Viewing equirectangular projected photos
You can just do an image search of equirectangular and will get plenty of images to view. Using imagefreeze in front of vrcompositor makes this possible. Image support is not implemented in SPHVR yet, but you can just run this pipeline:
$ gst-launch-1.0 uridecodebin uri=http://4.bp.blogspot.com/_4ZFfiaaptaQ/TNHjKAwjK6I/AAAAAAAAE30/IG2SO24XrDU/s1600/new.png ! \ imagefreeze ! glupload ! glcolorconvert ! vrcompositor ! \ video/x-raw\(memory:GLMemory\), width=1920, height=1080, framerate=75/1 ! \ hmdwarp ! glimagesink
In most VR applications a second output window is created to spectate the VR experience on the desktop. In SPHVR I use the tee element for creating 2 GL sinks and put them in 2 Gtk windows via the GStreamer Overlay api, since GtkGLSink still seems to have it’s problems with tee.
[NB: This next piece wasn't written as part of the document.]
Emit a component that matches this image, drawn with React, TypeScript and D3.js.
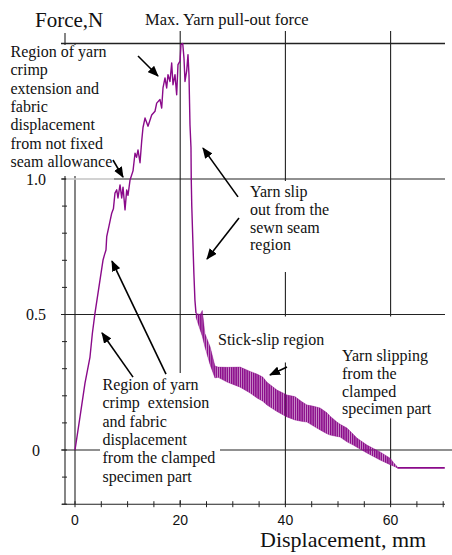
import React from "react";
import * as d3 from "d3";

// ---- Data (displacement in mm, force in N) ----
const riseX = [0, 0.95, 1.9, 2.85, 3.3, 3.8, 4.75, 5.32, 5.6, 5.89, 6.03, 6.5, 6.98, 7.3, 7.6, 7.93, 8.17, 8.56, 8.88, 9.13, 9.51, 9.83, 10.08, 10.46, 11.03, 11.41, 11.7, 11.98, 12.36, 12.68, 12.93, 13.31, 13.88, 14.58, 15.21, 15.53, 16.16, 16.48, 16.73, 17.11, 17.43, 17.68, 18.06, 18.38, 18.63, 19.01, 19.33, 19.58, 19.96, 20.15, 20.48, 20.72, 20.91, 21.24, 21.48, 21.67, 21.86, 22.05, 22.1, 22.2, 22.4, 22.6, 22.8, 23.0];
const riseY = [0, 0.122, 0.247, 0.343, 0.43, 0.505, 0.627, 0.70, 0.72, 0.738, 0.787, 0.83, 0.874, 0.89, 0.948, 0.96, 0.93, 0.978, 0.93, 0.97, 0.886, 0.96, 0.94, 0.996, 1.03, 1.095, 1.08, 1.107, 1.06, 1.14, 1.19, 1.225, 1.195, 1.236, 1.25, 1.28, 1.293, 1.262, 1.336, 1.373, 1.336, 1.385, 1.36, 1.428, 1.348, 1.385, 1.311, 1.422, 1.435, 1.496, 1.5, 1.446, 1.36, 1.4, 1.459, 1.385, 1.2, 1.115, 1.0, 0.9, 0.775, 0.652, 0.553, 0.505];

const slipX = [23.0, 23.8, 24.2, 24.7, 25.7, 26.6, 27.2, 29.0, 31.4, 33.3, 34.6, 35.7, 36.5, 38.4, 40.3, 41.8, 43.0, 44.1, 45.2, 46.6, 47.9, 48.5, 49.8, 50.4, 51.7, 52.9, 53.6, 55.5, 58.0, 59.9, 60.5, 61.3];
const slipTop = [0.505, 0.50, 0.515, 0.43, 0.38, 0.31, 0.306, 0.305, 0.306, 0.29, 0.28, 0.269, 0.25, 0.221, 0.203, 0.197, 0.18, 0.166, 0.162, 0.155, 0.137, 0.125, 0.103, 0.095, 0.081, 0.058, 0.044, 0.018, -0.007, -0.03, -0.045, -0.063];
const slipBottom = [0.49, 0.443, 0.42, 0.38, 0.314, 0.266, 0.268, 0.25, 0.232, 0.21, 0.192, 0.18, 0.166, 0.142, 0.122, 0.111, 0.106, 0.103, 0.09, 0.074, 0.06, 0.055, 0.05, 0.048, 0.03, 0.018, 0.01, -0.011, -0.037, -0.054, -0.059, -0.066];

const tailX = [61.3, 70.3];
const tailY = [-0.066, -0.066];

const xTickLabels = [0, 20, 40, 60];
const yTickLabels = ["0", "0.5", "1.0"];
const yTickValues = [0, 0.5, 1.0];
const gridXValues = [0, 20, 40, 60];
const gridYValues = [0, 0.5, 1.0, 1.5];

// arrows: [x1, y1, x2, y2] in data units, head at the second point
const arrows = [
  [11.98, 1.454, 15.78, 1.38],
  [7.22, 1.07, 9.13, 1.007],
  [30.99, 0.934, 24.33, 1.114],
  [31.18, 0.856, 25.1, 0.705],
  [11.03, 0.269, 5.13, 0.432],
  [17.3, 0.28, 7.03, 0.697],
  [40.3, 0.306, 37.07, 0.277],
];

const noteUpperLeft = ["Region of yarn", "crimp", "extension and", "fabric", "displacement", "from not fixed", "seam allowance"];
const noteSlip = ["Yarn slip", "out from the", "sewn seam", "region"];
const noteStick = ["Stick-slip region"];
const noteClamped = ["Yarn slipping", "from the", "clamped", "specimen part"];
const noteLower = ["Region of yarn", "crimp\u00a0 extension", "and fabric", "displacement", "from the clamped", "specimen part"];

const PURPLE = "#8a0a8a";
const SERIF = "'Liberation Serif', 'Times New Roman', serif";
const SANS = "'Liberation Sans', Arial, sans-serif";

function TextBlock({ lines, x, y, lh, size = 16 }: { lines: string[]; x: number; y: number; lh: number; size?: number }) {
  return (
    <g>
      {lines.map((l, i) => (
        <text key={i} x={x} y={y + i * lh} fontFamily={SERIF} fontSize={size} fill="#111">
          {l}
        </text>
      ))}
    </g>
  );
}

export default function App() {
  const W = 452;
  const H = 555;
  const x = d3.scaleLinear().domain([0, 70]).range([75, 443.2]);
  const y = d3.scaleLinear().domain([-0.2, 1.5]).range([504.2, 43.5]);

  const riseLine = d3
    .line<number>()
    .x((d) => x(d))
    .y((_, i) => y(riseY[i]));
  const tailLine = d3
    .line<number>()
    .x((d) => x(d))
    .y((_, i) => y(tailY[i]));
  const slipArea = d3
    .area<number>()
    .x((d) => x(d))
    .y0((_, i) => y(slipBottom[i]))
    .y1((_, i) => y(slipTop[i]));

  const xMinorTicks = d3.range(0, 70.01, 5);
  const yMinorTicks = d3.range(-0.2, 1.501, 0.1);
  const axisX = 65;
  const axisY = y(-0.2);
  const topY = 31;

  return (
    <svg width={W} height={H} style={{ position: "absolute", left: 0, top: 0, background: "#fff" }}>
      <defs>
        <pattern id="saw" width="2.2" height="6" patternUnits="userSpaceOnUse">
          <rect x="0" y="0" width="1.4" height="6" fill={PURPLE} />
        </pattern>
        <marker id="ah" markerUnits="userSpaceOnUse" markerWidth="11" markerHeight="9" refX="10" refY="4.5" orient="auto">
          <path d="M0,0 L11,4.5 L0,9 z" fill="#000" />
        </marker>
      </defs>
      <rect x={0} y={0} width={W} height={H} fill="#fff" />

      {/* grid */}
      {gridYValues.map((v) => (
        <line key={"gy" + v} x1={61} x2={v === 0 ? 452 : 445} y1={y(v)} y2={y(v)} stroke="#222" strokeWidth={v === 1.5 ? 1.6 : 1.1} />
      ))}
      {gridXValues.map((v) => (
        <line key={"gx" + v} x1={x(v)} x2={x(v)} y1={v === 0 ? y(1.5) : topY} y2={axisY} stroke="#222" strokeWidth={1.1} />
      ))}

      {/* axes */}
      <line x1={axisX} x2={axisX} y1={topY + 2} y2={axisY} stroke="#222" strokeWidth={1.1} />
      <line x1={61.5} x2={445} y1={axisY} y2={axisY} stroke="#222" strokeWidth={1.1} />
      {xMinorTicks.map((v) => (
        <line key={"xt" + v} x1={x(v)} x2={x(v)} y1={axisY - 3} y2={axisY + 3} stroke="#222" strokeWidth={1} />
      ))}
      {yMinorTicks.map((v, i) => (
        <line key={"yt" + i} x1={axisX - 3} x2={axisX + 2} y1={y(v)} y2={y(v)} stroke="#222" strokeWidth={1} />
      ))}

      {/* white boxes behind notes */}
      <rect x={3} y={y(1.5) + 1.5} width={110} height={131} fill="#fff" />
      <rect x={66} y={y(1.0) - 1} width={48} height={2} fill="#fff" fillOpacity={0.6} />
      <rect x={246} y={181} width={88} height={91} fill="#fff" />
      <rect x={216} y={316.5} width={114} height={46} fill="#fff" />
      <rect x={338} y={316.5} width={108} height={102} fill="#fff" />
      <rect x={100} y={373} width={120} height={127} fill="#fff" />

      {/* data */}
      <path d={slipArea(slipX) || ""} fill={PURPLE} fillOpacity={0.42} stroke="none" />
      <path d={slipArea(slipX) || ""} fill="url(#saw)" stroke={PURPLE} strokeWidth={0.6} strokeOpacity={0.6} />
      <path d={riseLine(riseX) || ""} fill="none" stroke={PURPLE} strokeWidth={1.4} strokeLinejoin="round" />
      <path d={tailLine(tailX) || ""} fill="none" stroke={PURPLE} strokeWidth={1.6} />

      {/* arrows */}
      {arrows.map((a, i) => (
        <line key={"ar" + i} x1={x(a[0])} y1={y(a[1])} x2={x(a[2])} y2={y(a[3])} stroke="#000" strokeWidth={1.6} markerEnd="url(#ah)" />
      ))}

      {/* tick labels */}
      {yTickValues.map((v, i) => (
        <text key={"yl" + v} x={36} y={y(v) + 5.5} textAnchor="middle" fontFamily={SERIF} fontSize={16} fill="#111">
          {yTickLabels[i]}
        </text>
      ))}
      {xTickLabels.map((v) => (
        <text key={"xl" + v} x={x(v)} y={525} textAnchor="middle" fontFamily={SANS} fontSize={14} fill="#111">
          {v}
        </text>
      ))}

      {/* titles */}
      <text x={35} y={27} fontFamily={SERIF} fontSize={21} fill="#111">Force,N</text>
      <text x={145} y={25} fontFamily={SERIF} fontSize={16.5} fill="#111">Max. Yarn pull-out force</text>
      <text x={260} y={547} fontFamily={SERIF} fontSize={22} fill="#111">Displacement, mm</text>

      {/* notes */}
      <TextBlock lines={noteUpperLeft} x={10.5} y={57} lh={18.3} />
      <TextBlock lines={noteSlip} x={250} y={197} lh={17.8} />
      <TextBlock lines={noteStick} x={218} y={345} lh={18} />
      <TextBlock lines={noteClamped} x={342} y={361} lh={17.8} />
      <TextBlock lines={noteLower} x={102.5} y={390} lh={18.3} />
    </svg>
  );
}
$ GST_GL_XINITTHREADS=1 \ gst-launch-1.0 filesrc location=~/video.webm ! decodebin ! videoscale ! glupload ! glcolorconvert ! videorate ! vrcompositor ! video/x-raw\(memory:GLMemory\), width=1920, height=1080, framerate=75/1 ! hmdwarp ! tee name=t ! queue ! glimagesink t. ! queue ! glimagesink
Pronounced sphere, SPHVR is a python video player using gst-plugins-vr. Currently it is capable of opening a URL of an equirectangular mapped spherical video.
You need to configure your Oculus DK 2 screen to be to be horizontal, since I do not do a roation in SPHVR yet. Other HMDs also may not require this.
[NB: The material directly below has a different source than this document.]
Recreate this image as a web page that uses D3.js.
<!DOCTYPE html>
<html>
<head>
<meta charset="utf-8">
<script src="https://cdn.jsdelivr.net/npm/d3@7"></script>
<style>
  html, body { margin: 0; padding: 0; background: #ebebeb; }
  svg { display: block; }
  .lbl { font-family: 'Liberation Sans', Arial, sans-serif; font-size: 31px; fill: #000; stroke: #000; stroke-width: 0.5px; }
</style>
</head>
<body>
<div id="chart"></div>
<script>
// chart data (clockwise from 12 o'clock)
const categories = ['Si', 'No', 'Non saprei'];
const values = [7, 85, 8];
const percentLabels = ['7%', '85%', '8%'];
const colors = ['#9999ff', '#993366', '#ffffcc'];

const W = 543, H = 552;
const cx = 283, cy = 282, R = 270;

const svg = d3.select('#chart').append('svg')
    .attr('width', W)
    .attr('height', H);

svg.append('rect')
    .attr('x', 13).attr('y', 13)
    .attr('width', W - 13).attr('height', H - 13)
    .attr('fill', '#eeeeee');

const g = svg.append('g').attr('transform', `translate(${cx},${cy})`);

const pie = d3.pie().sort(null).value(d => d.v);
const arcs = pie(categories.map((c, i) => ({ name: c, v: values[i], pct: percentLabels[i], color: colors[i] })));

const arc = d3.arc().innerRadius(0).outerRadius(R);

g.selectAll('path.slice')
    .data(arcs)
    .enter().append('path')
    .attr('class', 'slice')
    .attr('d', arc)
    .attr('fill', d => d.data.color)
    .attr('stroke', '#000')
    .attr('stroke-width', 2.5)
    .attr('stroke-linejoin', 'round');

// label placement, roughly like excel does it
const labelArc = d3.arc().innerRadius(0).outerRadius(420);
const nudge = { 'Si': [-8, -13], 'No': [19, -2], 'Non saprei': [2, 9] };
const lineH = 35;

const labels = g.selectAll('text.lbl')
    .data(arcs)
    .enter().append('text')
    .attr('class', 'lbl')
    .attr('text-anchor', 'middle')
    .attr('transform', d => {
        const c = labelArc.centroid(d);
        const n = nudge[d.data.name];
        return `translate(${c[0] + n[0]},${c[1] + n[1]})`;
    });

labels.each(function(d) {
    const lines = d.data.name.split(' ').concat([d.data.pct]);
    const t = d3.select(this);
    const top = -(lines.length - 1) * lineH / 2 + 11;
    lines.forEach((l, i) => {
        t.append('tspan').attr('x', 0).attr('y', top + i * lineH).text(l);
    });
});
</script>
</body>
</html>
SPHVR detects your DK2 display using GnomeDesktop and Gdk if available and opens a full screen VR window on it.
To open a video
$ sphvr file:///home/bmonkey/Videos/elephants.mp4
Sensors for spherical video
Spherical video sensors range from consumer devices like the Ricoh Theta for $300 to the professional Nokia Ozo for $60,000. But in general you can just use 2 wide angle cameras and stitch them together correctly. This functionality is mostly found in photography software like Hugin, but will need to find a place in GStreamer soon. GSoC anyone?
Why is sphere + stereo still meh?
The other difficulty besides stitching in creating spherical video is of course stereoscopy. The parallax being different for every pixel and eye makes it difficult to be losslessly transformed from the sensor into the intermediate format and to the viewer. Nokia’s Ozo records stereo with 8 stereo camera pairs in each direction, adjusted to a horizontal default eye separation assumption for the viewer. This means that rotating your head around the axis you are looking along (for example tilting the head to the right) will still produce a wrong parallax.
John Carmack stated in a tweet that his best prerendered stereo VR experience was with renderings from Octane, a renderer from OTOY, who also created the well known Brigate, a path-tracer with real time capabilities. You can find the stereoscopic cube maps on the internet.
So it is apparently possible to encode correct projection in a prerendered stereoscopic cube map, but I still assume that the stereo quality would be highly isotropic. Especially when translating the viewer position.
With stereoscopic spherical video also no real depth information is stored, but we could encode our depth information projected spherically around the viewer if you like, so a spherical video + spherical depth texture constructed from whatever sensory, would be more immersive / correct than having 3D information as a plain stereo image. But this solution would lack the ability to move in the room.
I think we should use a better format for storing 3D video.
Room-scale VR Video
If you want to walk around the stuff in your video, maybe one could call this holographic, you need a point cloud with absolute world positions. This of course could be converted into a vertex mesh with algorithms like Marching Tetrahedra, compressed and sent over the network.
Real 3D sensors like laser scanners, or other time-of-flight cameras like the Kinect v2 are a good start. You can of course reconstruct 3D positions from a stereoscopic camera, and calculate a point cloud out of it, but this will also result in a point cloud.
In a previous post I was describing how to stream point clouds over the network with ROS, which I also did in HoloChat. Porting this functionality to GStreamer was always something that teased me, so I implemented a source for libfreenect2. This work is still pretty unfinished, since I need to implement 16bit float buffers in gst-video to transmit the full depth information from libfreenect2. So the point cloud projection is currently wrong, the color buffer is not currently mapped onto it, also no mesh is currently constructed. The code could also get some performance improving attention as well, but here are my first results.
The freenect2src and pointcloudbuilder elements.
Show Kinectv2 infrared image
$ gst-launch-1.0 freenect2src sourcetype=2 ! glimagesink
or color image
$ gst-launch-1.0 freenect2src sourcetype=1 ! glimagesink
View a point cloud from the Kinect
$ gst-launch-1.0 freenect2src sourcetype=0 ! glupload ! glcolorconvert ! \ pointcloudbuilder ! video/x-raw\(memory:GLMemory\), width=1920, height=1080 ! \ glimagesink
Since the point cloud is also a Gst3D scene, it can be already viewed with a HMD, and since it’s part of GStreamer, it can be transmitted over the network for telepresence, but there is currently no example doing this yet. More to see in the future.
In the future I plan to implement more projections, for example 180° / half cylinder stereo video and stereoscopic equirectangular spherical video. OSVR support, improving point cloud quality and point cloud to mesh construction via marching cubes or similar are also possible things to do. If you are interested to contribute, then feel free to clone.